Role-playing game adventure

Cover art by Larry Elmore, 1984

SF4 Mission to Alcazzar is an adventure published by TSR in 1984 for the science fiction role-playing game Star Frontiers.

==Plot summary==
The player characters, who have military training, are hired to investigate a company war on the obscure planet Alcazzar, where millions are made in mining. After their investigation, the team must make contact with the indigenous people of Alcazzar. They then find themselves in a pitched battle using armored vehicles — reviewer Stephen Nutt calls it "a veritable Kursk."

==Publication history==
TSR first published the role-playing game Star Frontiers in 1980, then re-published a revised and expanded edition retitled Alpha Dawn in 1982. Over the next three years, TSR supported the game with a dozen adventures and several accessories. The fifth adventure, Mission to Alcazzar, was published in 1984 as a 32-page softcover book with an outer folder, written by Douglas Niles, with interior art by Jeff Easley, and cover art by Larry Elmore.

==Reception==
In Issue 32 of Abyss, Dave Nalle noted this was "somewhat better than one would expect ... [It] is not innovative, but it is good solid adventuring with the emphasis on quick thinking rather than personality or interaction, which is not altogether bad for purposes of relaxation."

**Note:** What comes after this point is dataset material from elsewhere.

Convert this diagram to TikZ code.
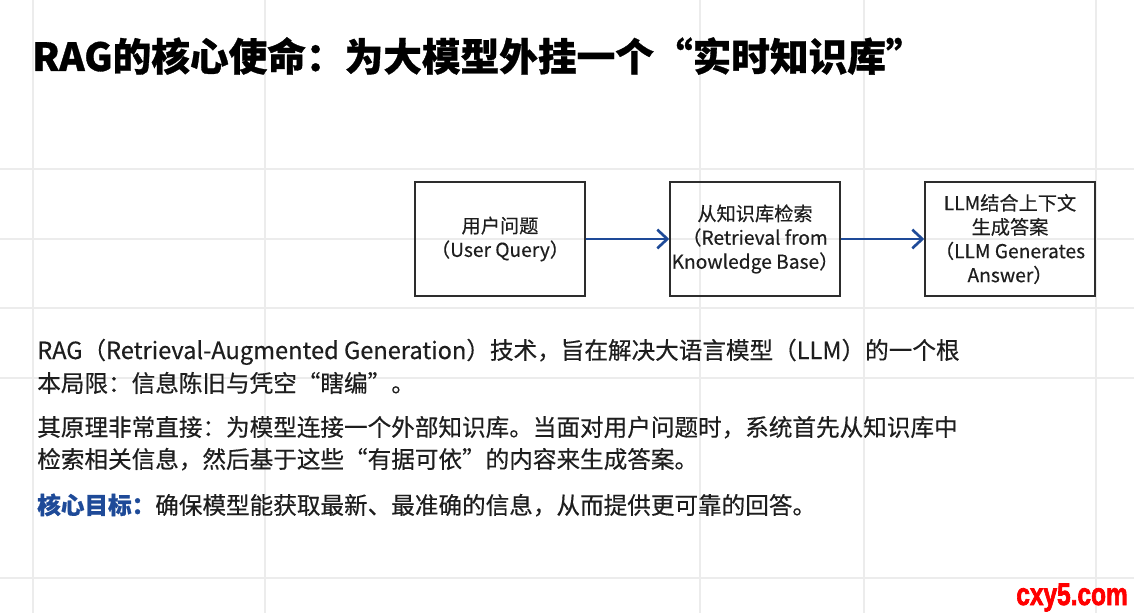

In Issue 20 of Imagine (November 1984), Stephen Nutt admired the "immaculately presented" production values, and called the artwork of Jeff Easley and Larry Elmore "stunning." He thought the final battle was "the real gem" of the adventure. He concluded with a strong recommendation, saying, "the full scope of the pack is extensive, and many situations can be drawn from the peculiar economic position of Alcazzar. SF4 is a recommended adventure. With a little effort it can be very good value, particularly when one is let loose on the climax."